— Exercise aim —
Copy exactly the lines that run from the top of the listing to the line containing "year_end_day = 365", both ends included, and omit the pictures.
^^^^^^^^
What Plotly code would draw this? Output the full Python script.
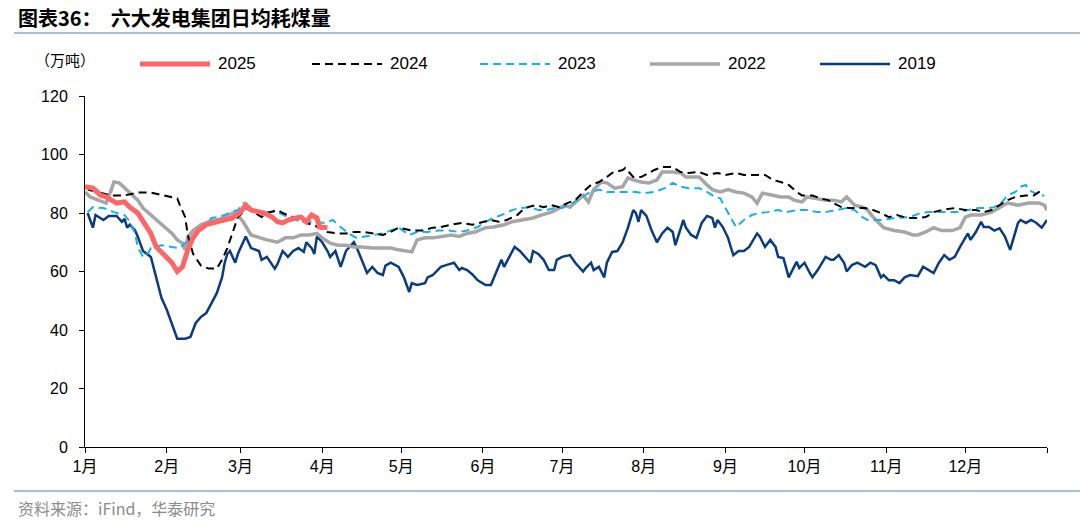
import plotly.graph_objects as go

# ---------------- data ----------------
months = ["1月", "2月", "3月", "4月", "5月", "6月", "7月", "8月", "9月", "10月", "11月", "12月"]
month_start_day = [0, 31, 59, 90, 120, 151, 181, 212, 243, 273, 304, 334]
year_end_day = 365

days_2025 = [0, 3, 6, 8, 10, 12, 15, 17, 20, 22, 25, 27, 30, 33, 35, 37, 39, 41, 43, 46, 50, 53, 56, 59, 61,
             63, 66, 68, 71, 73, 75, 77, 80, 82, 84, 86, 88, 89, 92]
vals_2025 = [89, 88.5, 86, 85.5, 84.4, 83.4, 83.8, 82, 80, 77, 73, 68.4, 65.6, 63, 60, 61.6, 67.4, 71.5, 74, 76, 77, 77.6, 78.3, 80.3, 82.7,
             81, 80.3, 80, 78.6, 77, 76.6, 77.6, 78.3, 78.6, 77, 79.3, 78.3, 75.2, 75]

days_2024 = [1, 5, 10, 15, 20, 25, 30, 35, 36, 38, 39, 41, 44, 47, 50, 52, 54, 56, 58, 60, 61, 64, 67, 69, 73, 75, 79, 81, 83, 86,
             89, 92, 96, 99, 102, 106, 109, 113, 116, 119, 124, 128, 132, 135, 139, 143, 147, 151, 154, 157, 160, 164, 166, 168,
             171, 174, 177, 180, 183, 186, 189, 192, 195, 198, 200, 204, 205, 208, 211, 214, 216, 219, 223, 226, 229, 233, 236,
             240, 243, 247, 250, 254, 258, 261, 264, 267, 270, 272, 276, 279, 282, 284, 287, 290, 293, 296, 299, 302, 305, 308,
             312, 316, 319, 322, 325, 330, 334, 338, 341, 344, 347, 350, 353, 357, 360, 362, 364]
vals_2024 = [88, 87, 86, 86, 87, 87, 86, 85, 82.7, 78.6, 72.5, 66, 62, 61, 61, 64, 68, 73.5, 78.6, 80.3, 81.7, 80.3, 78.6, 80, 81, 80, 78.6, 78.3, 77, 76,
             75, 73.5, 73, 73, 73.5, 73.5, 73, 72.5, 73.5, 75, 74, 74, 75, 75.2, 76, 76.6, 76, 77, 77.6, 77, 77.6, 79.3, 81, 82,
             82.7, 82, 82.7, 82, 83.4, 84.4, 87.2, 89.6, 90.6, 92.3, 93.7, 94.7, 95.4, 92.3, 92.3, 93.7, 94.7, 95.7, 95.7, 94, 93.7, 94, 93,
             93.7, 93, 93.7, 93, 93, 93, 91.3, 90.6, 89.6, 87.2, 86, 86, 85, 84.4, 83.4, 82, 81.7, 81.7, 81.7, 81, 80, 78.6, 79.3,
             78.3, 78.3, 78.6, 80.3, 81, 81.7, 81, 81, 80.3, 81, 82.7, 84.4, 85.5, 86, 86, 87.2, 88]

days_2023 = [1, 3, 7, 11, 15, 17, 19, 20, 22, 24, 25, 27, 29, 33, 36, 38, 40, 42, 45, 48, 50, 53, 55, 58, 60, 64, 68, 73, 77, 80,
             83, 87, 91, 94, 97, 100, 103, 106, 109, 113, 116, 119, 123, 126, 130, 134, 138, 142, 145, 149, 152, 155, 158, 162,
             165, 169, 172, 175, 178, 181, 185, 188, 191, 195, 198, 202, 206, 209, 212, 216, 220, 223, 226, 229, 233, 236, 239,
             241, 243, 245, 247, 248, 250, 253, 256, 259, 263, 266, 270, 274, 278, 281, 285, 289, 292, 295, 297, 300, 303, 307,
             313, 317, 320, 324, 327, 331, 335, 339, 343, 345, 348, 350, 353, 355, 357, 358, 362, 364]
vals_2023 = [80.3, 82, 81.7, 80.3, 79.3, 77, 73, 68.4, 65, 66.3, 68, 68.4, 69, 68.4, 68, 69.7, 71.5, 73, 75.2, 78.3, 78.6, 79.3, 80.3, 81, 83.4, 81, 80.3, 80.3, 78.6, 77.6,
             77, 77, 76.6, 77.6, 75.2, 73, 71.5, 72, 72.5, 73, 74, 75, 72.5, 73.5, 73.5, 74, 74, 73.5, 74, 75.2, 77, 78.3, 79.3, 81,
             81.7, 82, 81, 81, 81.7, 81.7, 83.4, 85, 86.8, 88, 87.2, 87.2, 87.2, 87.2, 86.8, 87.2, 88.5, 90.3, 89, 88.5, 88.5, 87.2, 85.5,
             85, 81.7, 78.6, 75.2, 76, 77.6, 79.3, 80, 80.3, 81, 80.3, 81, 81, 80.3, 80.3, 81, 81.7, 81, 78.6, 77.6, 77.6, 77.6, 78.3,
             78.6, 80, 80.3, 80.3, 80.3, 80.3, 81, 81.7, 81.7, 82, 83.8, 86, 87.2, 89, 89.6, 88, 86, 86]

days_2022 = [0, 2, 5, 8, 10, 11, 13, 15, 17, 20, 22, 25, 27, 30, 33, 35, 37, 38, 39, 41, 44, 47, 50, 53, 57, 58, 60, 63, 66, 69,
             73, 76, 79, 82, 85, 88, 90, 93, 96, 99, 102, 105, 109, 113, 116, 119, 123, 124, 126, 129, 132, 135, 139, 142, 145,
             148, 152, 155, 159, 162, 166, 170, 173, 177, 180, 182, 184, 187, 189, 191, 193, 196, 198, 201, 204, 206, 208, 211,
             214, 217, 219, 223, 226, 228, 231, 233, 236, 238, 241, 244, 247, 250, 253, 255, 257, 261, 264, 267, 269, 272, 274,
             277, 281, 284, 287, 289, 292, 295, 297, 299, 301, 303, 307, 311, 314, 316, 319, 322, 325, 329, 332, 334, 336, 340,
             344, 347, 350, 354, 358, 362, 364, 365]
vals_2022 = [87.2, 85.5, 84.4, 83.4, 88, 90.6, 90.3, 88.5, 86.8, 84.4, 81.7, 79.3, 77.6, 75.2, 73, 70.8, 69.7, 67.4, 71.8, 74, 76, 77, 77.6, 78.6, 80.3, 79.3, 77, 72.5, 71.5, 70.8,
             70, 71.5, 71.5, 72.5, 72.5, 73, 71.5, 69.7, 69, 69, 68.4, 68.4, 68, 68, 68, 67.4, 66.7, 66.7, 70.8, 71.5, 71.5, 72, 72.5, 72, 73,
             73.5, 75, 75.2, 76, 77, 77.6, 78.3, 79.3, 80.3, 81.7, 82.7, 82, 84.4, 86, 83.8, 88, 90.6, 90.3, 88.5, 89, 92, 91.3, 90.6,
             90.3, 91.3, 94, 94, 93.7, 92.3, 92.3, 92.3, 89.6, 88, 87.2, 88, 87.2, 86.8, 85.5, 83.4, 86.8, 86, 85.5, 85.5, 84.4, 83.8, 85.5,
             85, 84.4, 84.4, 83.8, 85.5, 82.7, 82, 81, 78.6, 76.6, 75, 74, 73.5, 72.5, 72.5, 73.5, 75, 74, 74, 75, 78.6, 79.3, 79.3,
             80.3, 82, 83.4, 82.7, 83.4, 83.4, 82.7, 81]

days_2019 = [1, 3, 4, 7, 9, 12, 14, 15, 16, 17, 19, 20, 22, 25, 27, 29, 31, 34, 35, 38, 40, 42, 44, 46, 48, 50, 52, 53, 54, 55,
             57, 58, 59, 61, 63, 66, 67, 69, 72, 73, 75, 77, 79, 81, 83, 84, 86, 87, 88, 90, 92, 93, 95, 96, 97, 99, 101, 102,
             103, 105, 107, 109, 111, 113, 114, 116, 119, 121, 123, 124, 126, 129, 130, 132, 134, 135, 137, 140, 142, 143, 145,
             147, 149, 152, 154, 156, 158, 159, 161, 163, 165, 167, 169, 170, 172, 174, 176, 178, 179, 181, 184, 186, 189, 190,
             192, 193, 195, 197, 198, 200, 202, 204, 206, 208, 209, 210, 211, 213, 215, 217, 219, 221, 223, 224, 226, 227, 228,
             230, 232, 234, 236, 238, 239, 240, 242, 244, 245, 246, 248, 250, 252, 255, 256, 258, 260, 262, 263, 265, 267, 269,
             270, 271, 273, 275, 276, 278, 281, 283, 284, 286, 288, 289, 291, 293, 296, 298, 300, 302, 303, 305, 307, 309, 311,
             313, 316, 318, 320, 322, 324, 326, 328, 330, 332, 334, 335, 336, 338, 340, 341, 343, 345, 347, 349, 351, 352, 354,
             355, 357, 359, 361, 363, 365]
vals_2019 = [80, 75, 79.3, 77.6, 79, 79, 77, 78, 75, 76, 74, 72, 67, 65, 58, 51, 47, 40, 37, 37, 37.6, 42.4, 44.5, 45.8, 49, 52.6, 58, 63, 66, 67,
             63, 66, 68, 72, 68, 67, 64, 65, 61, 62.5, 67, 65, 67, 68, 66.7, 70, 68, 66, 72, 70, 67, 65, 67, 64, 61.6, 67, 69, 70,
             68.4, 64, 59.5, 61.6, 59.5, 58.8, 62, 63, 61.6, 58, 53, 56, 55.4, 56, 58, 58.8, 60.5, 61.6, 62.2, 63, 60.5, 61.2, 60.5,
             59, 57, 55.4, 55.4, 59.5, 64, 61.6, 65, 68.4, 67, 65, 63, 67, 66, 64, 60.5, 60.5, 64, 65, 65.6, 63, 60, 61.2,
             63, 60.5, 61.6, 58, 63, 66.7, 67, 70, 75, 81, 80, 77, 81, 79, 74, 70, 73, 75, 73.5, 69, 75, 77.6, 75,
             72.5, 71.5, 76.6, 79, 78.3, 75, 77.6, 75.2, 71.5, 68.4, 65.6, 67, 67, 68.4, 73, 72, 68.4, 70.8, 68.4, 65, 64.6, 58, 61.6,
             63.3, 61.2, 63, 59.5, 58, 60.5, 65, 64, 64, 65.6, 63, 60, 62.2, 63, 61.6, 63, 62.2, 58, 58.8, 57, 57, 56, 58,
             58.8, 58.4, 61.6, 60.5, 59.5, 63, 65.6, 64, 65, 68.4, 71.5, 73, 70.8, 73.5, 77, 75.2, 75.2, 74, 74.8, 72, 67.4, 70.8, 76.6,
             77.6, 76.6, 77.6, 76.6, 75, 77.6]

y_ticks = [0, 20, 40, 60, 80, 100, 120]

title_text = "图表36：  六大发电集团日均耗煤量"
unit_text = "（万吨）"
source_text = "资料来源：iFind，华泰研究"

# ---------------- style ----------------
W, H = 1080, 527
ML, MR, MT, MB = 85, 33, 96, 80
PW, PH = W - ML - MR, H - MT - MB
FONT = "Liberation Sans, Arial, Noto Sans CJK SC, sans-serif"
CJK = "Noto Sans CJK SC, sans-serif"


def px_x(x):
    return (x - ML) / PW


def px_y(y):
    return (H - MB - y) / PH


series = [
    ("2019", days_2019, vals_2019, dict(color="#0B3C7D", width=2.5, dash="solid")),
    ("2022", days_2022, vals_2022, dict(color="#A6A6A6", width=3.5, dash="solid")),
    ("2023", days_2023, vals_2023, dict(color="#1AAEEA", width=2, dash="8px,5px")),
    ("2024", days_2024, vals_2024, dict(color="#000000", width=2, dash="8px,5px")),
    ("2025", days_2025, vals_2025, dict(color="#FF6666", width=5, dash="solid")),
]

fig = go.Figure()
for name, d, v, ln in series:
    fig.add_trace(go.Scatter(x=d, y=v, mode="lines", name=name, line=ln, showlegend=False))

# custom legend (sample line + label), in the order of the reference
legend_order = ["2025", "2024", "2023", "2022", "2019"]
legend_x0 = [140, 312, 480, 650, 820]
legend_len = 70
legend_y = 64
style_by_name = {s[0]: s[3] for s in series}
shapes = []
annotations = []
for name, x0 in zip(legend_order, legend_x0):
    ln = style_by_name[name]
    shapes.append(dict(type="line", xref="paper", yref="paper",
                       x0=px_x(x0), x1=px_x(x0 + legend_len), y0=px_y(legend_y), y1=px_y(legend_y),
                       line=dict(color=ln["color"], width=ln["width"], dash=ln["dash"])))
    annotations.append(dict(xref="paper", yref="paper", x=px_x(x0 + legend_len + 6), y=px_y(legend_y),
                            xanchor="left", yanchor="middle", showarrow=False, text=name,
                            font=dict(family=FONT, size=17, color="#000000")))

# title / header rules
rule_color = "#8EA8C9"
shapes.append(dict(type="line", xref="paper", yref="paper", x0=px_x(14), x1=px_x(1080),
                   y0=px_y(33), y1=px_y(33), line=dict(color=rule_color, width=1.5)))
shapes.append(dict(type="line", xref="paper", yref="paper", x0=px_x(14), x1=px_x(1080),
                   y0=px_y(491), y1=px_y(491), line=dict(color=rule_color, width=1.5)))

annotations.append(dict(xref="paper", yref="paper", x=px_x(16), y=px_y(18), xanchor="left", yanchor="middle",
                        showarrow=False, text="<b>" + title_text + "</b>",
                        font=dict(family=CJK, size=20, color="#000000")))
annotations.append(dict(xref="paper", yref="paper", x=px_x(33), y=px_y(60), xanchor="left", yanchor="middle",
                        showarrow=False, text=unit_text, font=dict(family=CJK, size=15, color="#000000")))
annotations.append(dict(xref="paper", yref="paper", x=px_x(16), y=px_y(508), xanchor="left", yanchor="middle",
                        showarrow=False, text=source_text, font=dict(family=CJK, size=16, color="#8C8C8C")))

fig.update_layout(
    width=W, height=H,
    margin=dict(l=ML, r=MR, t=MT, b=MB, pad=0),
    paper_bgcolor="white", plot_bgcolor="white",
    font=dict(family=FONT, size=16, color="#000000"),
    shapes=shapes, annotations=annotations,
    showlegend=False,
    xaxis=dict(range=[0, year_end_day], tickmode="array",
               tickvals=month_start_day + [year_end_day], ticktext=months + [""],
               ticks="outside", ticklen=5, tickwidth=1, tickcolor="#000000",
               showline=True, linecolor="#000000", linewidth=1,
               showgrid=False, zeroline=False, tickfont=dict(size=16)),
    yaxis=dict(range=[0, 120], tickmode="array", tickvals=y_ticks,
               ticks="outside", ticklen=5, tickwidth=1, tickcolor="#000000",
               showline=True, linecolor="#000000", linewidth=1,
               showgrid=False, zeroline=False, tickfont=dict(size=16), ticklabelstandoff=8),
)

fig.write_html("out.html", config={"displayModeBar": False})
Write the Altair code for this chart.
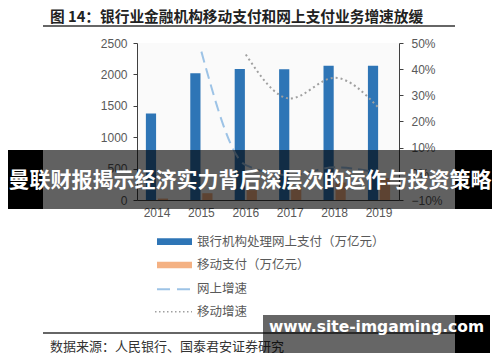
^^^^^^^^
— Finished task —
What Plotly code would draw this? Output the full Python script.
import plotly.graph_objects as go

# ---------------- data ----------------
months = ["1月", "2月", "3月", "4月", "5月", "6月", "7月", "8月", "9月", "10月", "11月", "12月"]
month_start_day = [0, 31, 59, 90, 120, 151, 181, 212, 243, 273, 304, 334]
year_end_day = 365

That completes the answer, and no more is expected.